Aileen looked down at the floor. “Can- can I sleep with you?”
He bit his lower lip and stared at her. Aileen shuffled her feet around.
“And this will help you sleep?”
She nodded slightly.
Aichear was quiet for a good long moment. Aileen, heart thumping, felt her cheeks grow red. She was ten years old. She was a big girl. Not that she hadn’t made this request before. Most of the time, though, she would wait until Aichear was asleep and then crawl into his bed, so he wouldn’t send her out.
“I’m fine sleeping on the flo-”
He scooted next to the wall and lifted the covers. “Fine.”
She lingered for a second, unsure, then decided to take advantage of the situation before he changed his mind. She climbed into the covers and leaned against him. Aichear reached over her and turned off the light.
“Now go to sleep.”
It sounded a lot like a command, but Aileen knew it to mean that she wasn’t to worry or fret anymore. She curled up next to her big brother and tucked her hands under the pillow. Within moments she was sound asleep, assured that nothing could happen to Aichear as long as she was next to him. Dreams couldn’t haunt her, either, for he was beside her and would protect her.
Aichear was up at seven, having slept the whole previous day and most of the night.

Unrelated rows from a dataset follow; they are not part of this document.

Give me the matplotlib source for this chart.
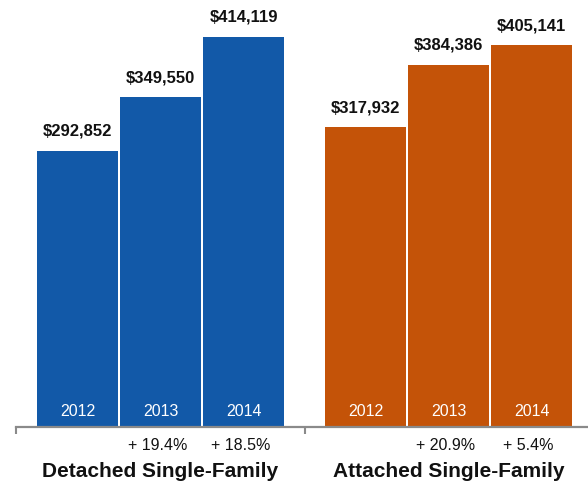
import numpy as np
import matplotlib.pyplot as plt

plt.rcParams['font.family'] = ['Liberation Sans', 'DejaVu Sans']

# Median sale prices by type and year
groups = ['Detached Single-Family', 'Attached Single-Family']
years = ['2012', '2013', '2014']
detached = [292852, 349550, 414119]
attached = [317932, 384386, 405141]
detached_chg = ['', '+ 19.4%', '+ 18.5%']
attached_chg = ['', '+ 20.9%', '+ 5.4%']

colors = ['#1259a8', '#c45308']
group_step = 3.47      # distance between group starts, in bar units
bar_w = 0.976

fig = plt.figure(figsize=(5.88, 4.85), dpi=100)
W, H = 588, 485
base_px = 428
ax = fig.add_axes([16 / W, (H - base_px) / H, (W - 16) / W, base_px / H])

series = [detached, attached]
changes = [detached_chg, attached_chg]

for g, (vals, chg) in enumerate(zip(series, changes)):
    x = np.arange(len(vals)) + g * group_step
    ax.bar(x, vals, width=bar_w, color=colors[g], linewidth=0)
    for xi, v, yr, c in zip(x, vals, years, chg):
        # dollar value above the bar
        ax.annotate(f'${v:,}', xy=(xi, v), xytext=(0, 11.5), textcoords='offset points',
                    ha='center', va='baseline', fontsize=12, fontweight='bold', color='#111111')
        # year inside the bar
        ax.annotate(yr, xy=(xi, 0), xytext=(0, 8.6), textcoords='offset points',
                    ha='center', va='baseline', fontsize=11.5, color='white')
        # year-over-year change under the axis
        if c:
            ax.annotate(c, xy=(xi, 0), xytext=(-2, -15.8), textcoords='offset points',
                        ha='center', va='baseline', fontsize=11.5, color='#111111',
                        annotation_clip=False)
    ax.annotate(groups[g], xy=(x[1], 0), xytext=(0, -35.3), textcoords='offset points',
                ha='center', va='baseline', fontsize=15, fontweight='bold', color='#111111',
                annotation_clip=False)

ax.set_xlim(-0.741, -0.741 + (W - 16) / 83)
ax.set_ylim(0, 454000)

# separators between groups
ax.set_xticks([-0.735, 2 + (group_step - 2) / 2])
ax.set_xticklabels([])
ax.set_yticks([])
ax.tick_params(axis='x', direction='out', length=5, width=1.5, color='#8a8a8a')

for s in ['top', 'right', 'left']:
    ax.spines[s].set_visible(False)
ax.spines['bottom'].set_color('#8a8a8a')
ax.spines['bottom'].set_linewidth(1.6)
ax.patch.set_alpha(0)

fig.savefig('out.png', dpi=100)
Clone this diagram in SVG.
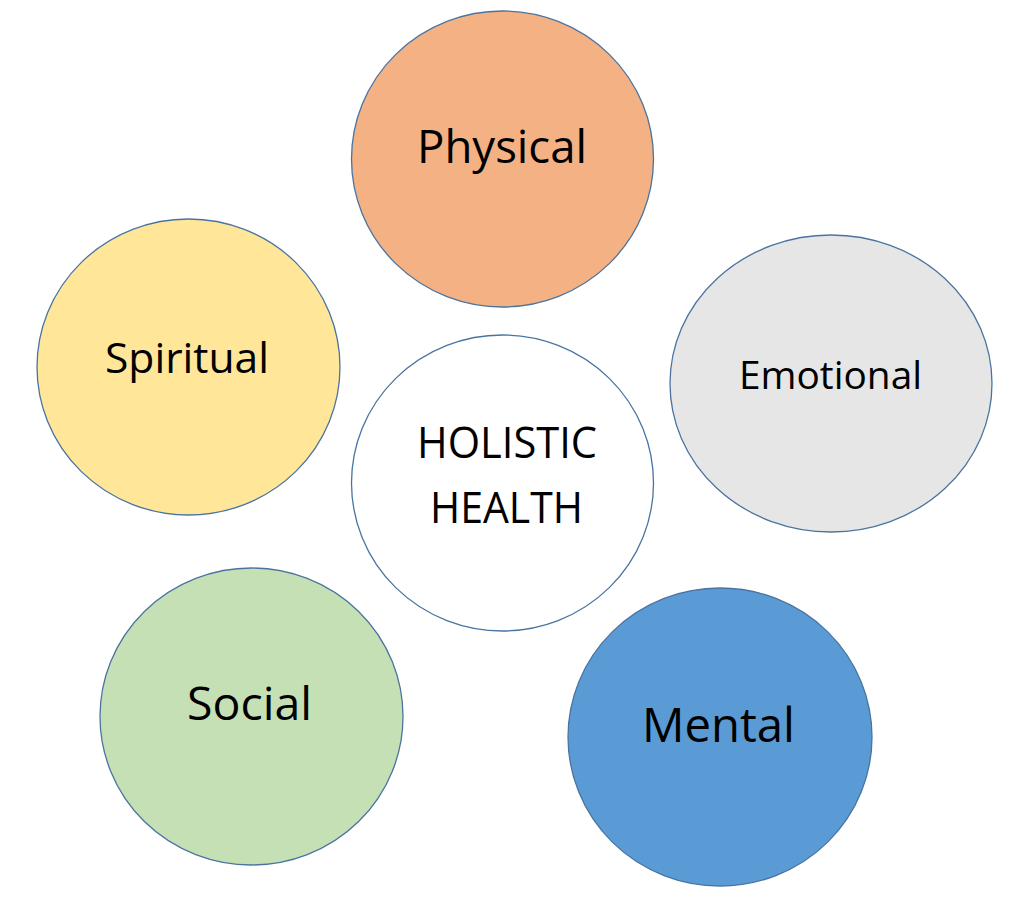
<svg xmlns="http://www.w3.org/2000/svg" width="1024" height="899" viewBox="0 0 1024 899">
<style>
.c{stroke:#4A74A0;stroke-width:1.3}
.t{font-family:"Open Sans","Liberation Sans",sans-serif;fill:#000;text-anchor:middle}
</style>
<rect width="1024" height="899" fill="#fff"/>
<g id="connectors"></g>
<g id="physical">
<ellipse class="c" cx="502.5" cy="159" rx="151" ry="148" fill="#F4B183"/>
<text class="t" x="502" y="163" font-size="45" textLength="170" lengthAdjust="spacingAndGlyphs">Physical</text>
</g>
<g id="spiritual">
<ellipse class="c" cx="188.5" cy="367" rx="151.5" ry="148" fill="#FFE699"/>
<text class="t" x="187" y="373" font-size="42" textLength="164" lengthAdjust="spacingAndGlyphs">Spiritual</text>
</g>
<g id="emotional">
<ellipse class="c" cx="831" cy="383.5" rx="161" ry="148.5" fill="#E7E6E6"/>
<text class="t" x="830.5" y="389" font-size="38" textLength="183" lengthAdjust="spacingAndGlyphs">Emotional</text>
</g>
<g id="holistic">
<ellipse class="c" cx="502.5" cy="483" rx="151" ry="148" fill="#fff"/>
<text class="t" x="507" y="458" font-size="43" textLength="180" lengthAdjust="spacingAndGlyphs">HOLISTIC</text>
<text class="t" x="506.5" y="523" font-size="43" textLength="153" lengthAdjust="spacingAndGlyphs">HEALTH</text>
</g>
<g id="social">
<ellipse class="c" cx="251.5" cy="716.5" rx="151.5" ry="148.5" fill="#C5E0B4"/>
<text class="t" x="249.5" y="720" font-size="46" textLength="125" lengthAdjust="spacingAndGlyphs">Social</text>
</g>
<g id="mental">
<ellipse class="c" cx="720" cy="737" rx="152" ry="149" fill="#5B9BD5"/>
<text class="t" x="718.5" y="742" font-size="48" textLength="153" lengthAdjust="spacingAndGlyphs">Mental</text>
</g>
</svg>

Aileen was passed out, making it of the utmost difficulty for him to lean over her and get out of bed without waking the still form. He made his way to the kitchen and started a pot of coffee, his mind cleared and the fever broken. He still had a bit of a cough, but he felt much better.
“Oh, good morning, Aichear.” Bran walked into the room, trying to straighten his dark brown hair with a comb. “You’re up on time.”
“You sleep well?”
“Yes.” He shot a pointed look at Bran. “Though Aileen had nightmares, thanks to you boys. She was convinced I was going to have something dreadful overtake me.”
Bran smiled a bit, reaching over and pouring himself a cup of coffee before Aichear managed to grab the pot. “You should be glad she cares for you so much, Aichear. She tried so hard yesterday to be a nurse.”
“I don’t need you to remind me. I was the object of her pity.”
“Well, perhaps appreciate her pity, then. She wants so bad to please you.”
Aichear nodded. “I am at a loss as to why.”
“Because she cares about you, that’s why. There’s this thing, and it’s called “feelings”. Perhaps it’s foreign to you, but to Aileen it means the world to her. She wants you to know that she loves you.”
“I am aware of her lo-”
“Then let her show it to you,” Bran interrupted. “You can’t seem to bring yourself to use words to express your care for others, and so she thinks she has to use her actions to show she cares for you. She’s imitating you, Aichear.”
Aichear grunted. “I’m not a good role model.”
“Well, look at it this way- it’s either you or one of us that she’s going to try and act like. She’s got no women in her life. I think you’d rather she act like you than Damhán or Ciarán, correct?”
No doubt about that. He took the pot from Bran and poured himself a cup of coffee. A small, faint sneezing sound reached his ears. He stopped, mid-sip, and listened. “Sounds like I need to attend to her.”
Bran frowned. “Great, now she’s sick. Guess that means we’re all going to get it, too. Thanks for spreading the germs, brother.”
Aichear ignored him and headed to the bedroom, setting his coffee down on a bookshelf before entering.
Sure enough, Aileen was sitting up in bed, sneezing her little head off. She kept rubbing her nose, her eyes watery.
“You are sick,” Aichear informed her. “I told you to stay away from me.” He reached down and picked her up, carrying her to her own bedroom.
“But- but I’m supposed to be taking care of you,” she murmured. She sneezed again. “My head hurts.”
“We’ll take care of that.” He set her in her own bed and pulled the covers up, tucking her in. She shivered. He put his hand on her forehead and nodded. “You have a fever. Let me retrieve some medication.”
“That’s what I tried to do for you yesterday,” she said crossly. “How come you can be a good doctor and I can’t?”
Aichear fought back the faint smile that wanted to cross his face. He sat down on the edge of the bed and took her hand. “You were a fine nurse, little sister. Perhaps not a good doctor, but a very good nurse. To tell you the truth, though, I like you the most as my little sister, Aileen.”